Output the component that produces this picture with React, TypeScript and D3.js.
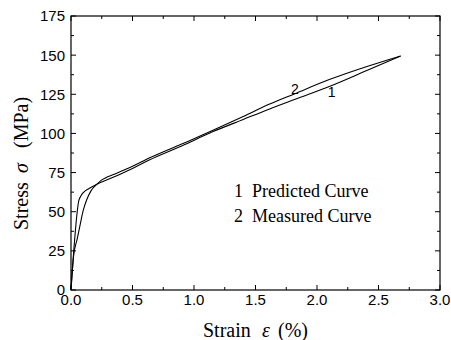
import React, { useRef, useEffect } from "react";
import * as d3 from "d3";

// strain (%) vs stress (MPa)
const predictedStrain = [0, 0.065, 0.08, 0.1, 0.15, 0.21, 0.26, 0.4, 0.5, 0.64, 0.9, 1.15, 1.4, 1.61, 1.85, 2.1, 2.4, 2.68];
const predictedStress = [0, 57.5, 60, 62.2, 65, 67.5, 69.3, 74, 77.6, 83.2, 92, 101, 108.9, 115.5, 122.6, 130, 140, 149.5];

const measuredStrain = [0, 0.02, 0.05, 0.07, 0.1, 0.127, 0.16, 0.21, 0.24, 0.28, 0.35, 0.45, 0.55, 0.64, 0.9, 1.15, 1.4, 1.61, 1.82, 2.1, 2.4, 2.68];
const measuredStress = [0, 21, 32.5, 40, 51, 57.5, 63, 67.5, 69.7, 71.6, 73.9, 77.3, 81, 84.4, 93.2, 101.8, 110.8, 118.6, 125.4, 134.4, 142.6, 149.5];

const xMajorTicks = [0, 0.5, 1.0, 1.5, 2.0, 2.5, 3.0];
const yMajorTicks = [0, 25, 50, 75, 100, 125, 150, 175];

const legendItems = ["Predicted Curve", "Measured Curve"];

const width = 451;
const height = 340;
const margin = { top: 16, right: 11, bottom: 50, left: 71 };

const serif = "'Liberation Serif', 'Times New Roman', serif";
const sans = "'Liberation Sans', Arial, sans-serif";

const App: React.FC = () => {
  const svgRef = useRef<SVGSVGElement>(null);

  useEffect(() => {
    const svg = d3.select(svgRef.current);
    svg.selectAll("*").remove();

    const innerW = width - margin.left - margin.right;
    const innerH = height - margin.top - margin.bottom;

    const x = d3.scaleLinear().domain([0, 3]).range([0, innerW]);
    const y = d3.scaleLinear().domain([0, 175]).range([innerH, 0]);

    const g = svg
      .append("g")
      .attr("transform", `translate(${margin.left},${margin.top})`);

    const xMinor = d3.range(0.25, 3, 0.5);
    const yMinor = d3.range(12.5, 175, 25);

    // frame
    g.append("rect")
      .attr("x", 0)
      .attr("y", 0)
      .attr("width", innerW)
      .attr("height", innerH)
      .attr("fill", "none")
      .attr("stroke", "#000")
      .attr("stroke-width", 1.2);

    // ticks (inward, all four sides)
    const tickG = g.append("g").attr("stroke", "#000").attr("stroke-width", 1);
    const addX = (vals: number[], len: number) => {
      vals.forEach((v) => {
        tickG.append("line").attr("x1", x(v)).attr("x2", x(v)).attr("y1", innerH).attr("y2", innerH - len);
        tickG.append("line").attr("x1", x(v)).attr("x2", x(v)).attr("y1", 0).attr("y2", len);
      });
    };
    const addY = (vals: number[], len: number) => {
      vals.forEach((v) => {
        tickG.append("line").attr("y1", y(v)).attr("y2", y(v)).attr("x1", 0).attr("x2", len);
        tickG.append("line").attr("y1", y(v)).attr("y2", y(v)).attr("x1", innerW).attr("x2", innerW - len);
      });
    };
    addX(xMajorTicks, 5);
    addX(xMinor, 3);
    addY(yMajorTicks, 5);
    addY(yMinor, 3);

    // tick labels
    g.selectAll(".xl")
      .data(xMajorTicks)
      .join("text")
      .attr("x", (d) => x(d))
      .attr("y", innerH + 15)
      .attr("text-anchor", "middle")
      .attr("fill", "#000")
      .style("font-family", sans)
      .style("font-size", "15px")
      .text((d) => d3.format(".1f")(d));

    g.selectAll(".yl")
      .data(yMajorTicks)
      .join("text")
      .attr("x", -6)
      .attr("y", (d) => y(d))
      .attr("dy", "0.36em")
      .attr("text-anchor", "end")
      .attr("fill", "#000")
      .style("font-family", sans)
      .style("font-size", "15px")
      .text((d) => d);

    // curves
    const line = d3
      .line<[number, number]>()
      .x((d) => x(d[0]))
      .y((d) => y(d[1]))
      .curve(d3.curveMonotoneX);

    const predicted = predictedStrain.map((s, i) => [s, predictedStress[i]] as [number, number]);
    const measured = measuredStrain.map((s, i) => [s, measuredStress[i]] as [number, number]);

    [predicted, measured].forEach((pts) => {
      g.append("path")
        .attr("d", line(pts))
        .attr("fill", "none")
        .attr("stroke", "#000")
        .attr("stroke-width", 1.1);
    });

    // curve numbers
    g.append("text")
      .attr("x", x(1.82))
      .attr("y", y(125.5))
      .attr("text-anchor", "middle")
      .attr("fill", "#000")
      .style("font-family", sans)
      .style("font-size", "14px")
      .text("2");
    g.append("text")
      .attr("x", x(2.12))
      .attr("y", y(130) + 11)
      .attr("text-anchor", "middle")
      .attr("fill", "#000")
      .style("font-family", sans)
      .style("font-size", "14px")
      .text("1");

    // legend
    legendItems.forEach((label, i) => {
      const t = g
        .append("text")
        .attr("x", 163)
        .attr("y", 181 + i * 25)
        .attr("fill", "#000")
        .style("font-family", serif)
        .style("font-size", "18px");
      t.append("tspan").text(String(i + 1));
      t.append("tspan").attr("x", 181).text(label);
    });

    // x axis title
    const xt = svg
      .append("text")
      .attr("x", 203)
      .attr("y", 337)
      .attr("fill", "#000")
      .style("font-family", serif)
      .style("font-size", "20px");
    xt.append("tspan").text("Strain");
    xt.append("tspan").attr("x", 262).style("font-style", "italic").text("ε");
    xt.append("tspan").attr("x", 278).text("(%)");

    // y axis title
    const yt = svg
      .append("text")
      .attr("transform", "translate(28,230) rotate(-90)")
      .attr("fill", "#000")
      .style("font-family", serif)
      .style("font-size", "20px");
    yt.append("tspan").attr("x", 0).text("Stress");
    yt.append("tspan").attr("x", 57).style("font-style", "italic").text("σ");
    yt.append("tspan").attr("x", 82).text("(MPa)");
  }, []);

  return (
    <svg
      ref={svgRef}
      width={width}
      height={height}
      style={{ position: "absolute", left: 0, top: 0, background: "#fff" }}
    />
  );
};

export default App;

Exercise brief: Replicate the material above verbatim; images stay out of the copy.

Solution to this task:
Output the component that produces this picture with React, TypeScript and D3.js.
import React, { useRef, useEffect } from "react";
import * as d3 from "d3";

// strain (%) vs stress (MPa)
const predictedStrain = [0, 0.065, 0.08, 0.1, 0.15, 0.21, 0.26, 0.4, 0.5, 0.64, 0.9, 1.15, 1.4, 1.61, 1.85, 2.1, 2.4, 2.68];
const predictedStress = [0, 57.5, 60, 62.2, 65, 67.5, 69.3, 74, 77.6, 83.2, 92, 101, 108.9, 115.5, 122.6, 130, 140, 149.5];

const measuredStrain = [0, 0.02, 0.05, 0.07, 0.1, 0.127, 0.16, 0.21, 0.24, 0.28, 0.35, 0.45, 0.55, 0.64, 0.9, 1.15, 1.4, 1.61, 1.82, 2.1, 2.4, 2.68];
const measuredStress = [0, 21, 32.5, 40, 51, 57.5, 63, 67.5, 69.7, 71.6, 73.9, 77.3, 81, 84.4, 93.2, 101.8, 110.8, 118.6, 125.4, 134.4, 142.6, 149.5];

const xMajorTicks = [0, 0.5, 1.0, 1.5, 2.0, 2.5, 3.0];
const yMajorTicks = [0, 25, 50, 75, 100, 125, 150, 175];

const legendItems = ["Predicted Curve", "Measured Curve"];

const width = 451;
const height = 340;
const margin = { top: 16, right: 11, bottom: 50, left: 71 };

const serif = "'Liberation Serif', 'Times New Roman', serif";
const sans = "'Liberation Sans', Arial, sans-serif";

const App: React.FC = () => {
  const svgRef = useRef<SVGSVGElement>(null);

  useEffect(() => {
    const svg = d3.select(svgRef.current);
    svg.selectAll("*").remove();

    const innerW = width - margin.left - margin.right;
    const innerH = height - margin.top - margin.bottom;

    const x = d3.scaleLinear().domain([0, 3]).range([0, innerW]);
    const y = d3.scaleLinear().domain([0, 175]).range([innerH, 0]);

    const g = svg
      .append("g")
      .attr("transform", `translate(${margin.left},${margin.top})`);

    const xMinor = d3.range(0.25, 3, 0.5);
    const yMinor = d3.range(12.5, 175, 25);

    // frame
    g.append("rect")
      .attr("x", 0)
      .attr("y", 0)
      .attr("width", innerW)
      .attr("height", innerH)
      .attr("fill", "none")
      .attr("stroke", "#000")
      .attr("stroke-width", 1.2);

    // ticks (inward, all four sides)
    const tickG = g.append("g").attr("stroke", "#000").attr("stroke-width", 1);
    const addX = (vals: number[], len: number) => {
      vals.forEach((v) => {
        tickG.append("line").attr("x1", x(v)).attr("x2", x(v)).attr("y1", innerH).attr("y2", innerH - len);
        tickG.append("line").attr("x1", x(v)).attr("x2", x(v)).attr("y1", 0).attr("y2", len);
      });
    };
    const addY = (vals: number[], len: number) => {
      vals.forEach((v) => {
        tickG.append("line").attr("y1", y(v)).attr("y2", y(v)).attr("x1", 0).attr("x2", len);
        tickG.append("line").attr("y1", y(v)).attr("y2", y(v)).attr("x1", innerW).attr("x2", innerW - len);
      });
    };
    addX(xMajorTicks, 5);
    addX(xMinor, 3);
    addY(yMajorTicks, 5);
    addY(yMinor, 3);

    // tick labels
    g.selectAll(".xl")
      .data(xMajorTicks)
      .join("text")
      .attr("x", (d) => x(d))
      .attr("y", innerH + 15)
      .attr("text-anchor", "middle")
      .attr("fill", "#000")
      .style("font-family", sans)
      .style("font-size", "15px")
      .text((d) => d3.format(".1f")(d));

    g.selectAll(".yl")
      .data(yMajorTicks)
      .join("text")
      .attr("x", -6)
      .attr("y", (d) => y(d))
      .attr("dy", "0.36em")
      .attr("text-anchor", "end")
      .attr("fill", "#000")
      .style("font-family", sans)
      .style("font-size", "15px")
      .text((d) => d);

    // curves
    const line = d3
      .line<[number, number]>()
      .x((d) => x(d[0]))
      .y((d) => y(d[1]))
      .curve(d3.curveMonotoneX);

    const predicted = predictedStrain.map((s, i) => [s, predictedStress[i]] as [number, number]);
    const measured = measuredStrain.map((s, i) => [s, measuredStress[i]] as [number, number]);

    [predicted, measured].forEach((pts) => {
      g.append("path")
        .attr("d", line(pts))
        .attr("fill", "none")
        .attr("stroke", "#000")
        .attr("stroke-width", 1.1);
    });

    // curve numbers
    g.append("text")
      .attr("x", x(1.82))
      .attr("y", y(125.5))
      .attr("text-anchor", "middle")
      .attr("fill", "#000")
      .style("font-family", sans)
      .style("font-size", "14px")
      .text("2");
    g.append("text")
      .attr("x", x(2.12))
      .attr("y", y(130) + 11)
      .attr("text-anchor", "middle")
      .attr("fill", "#000")
      .style("font-family", sans)
      .style("font-size", "14px")
      .text("1");

    // legend
    legendItems.forEach((label, i) => {
      const t = g
        .append("text")
        .attr("x", 163)
        .attr("y", 181 + i * 25)
        .attr("fill", "#000")
        .style("font-family", serif)
        .style("font-size", "18px");
      t.append("tspan").text(String(i + 1));
      t.append("tspan").attr("x", 181).text(label);
    });

    // x axis title
    const xt = svg
      .append("text")
      .attr("x", 203)
      .attr("y", 337)
      .attr("fill", "#000")
      .style("font-family", serif)
      .style("font-size", "20px");
    xt.append("tspan").text("Strain");
    xt.append("tspan").attr("x", 262).style("font-style", "italic").text("ε");
    xt.append("tspan").attr("x", 278).text("(%)");

    // y axis title
    const yt = svg
      .append("text")
      .attr("transform", "translate(28,230) rotate(-90)")
      .attr("fill", "#000")
      .style("font-family", serif)
      .style("font-size", "20px");
    yt.append("tspan").attr("x", 0).text("Stress");
    yt.append("tspan").attr("x", 57).style("font-style", "italic").text("σ");
    yt.append("tspan").attr("x", 82).text("(MPa)");
  }, []);

  return (
    <svg
      ref={svgRef}
      width={width}
      height={height}
      style={{ position: "absolute", left: 0, top: 0, background: "#fff" }}
    />
  );
};

export default App;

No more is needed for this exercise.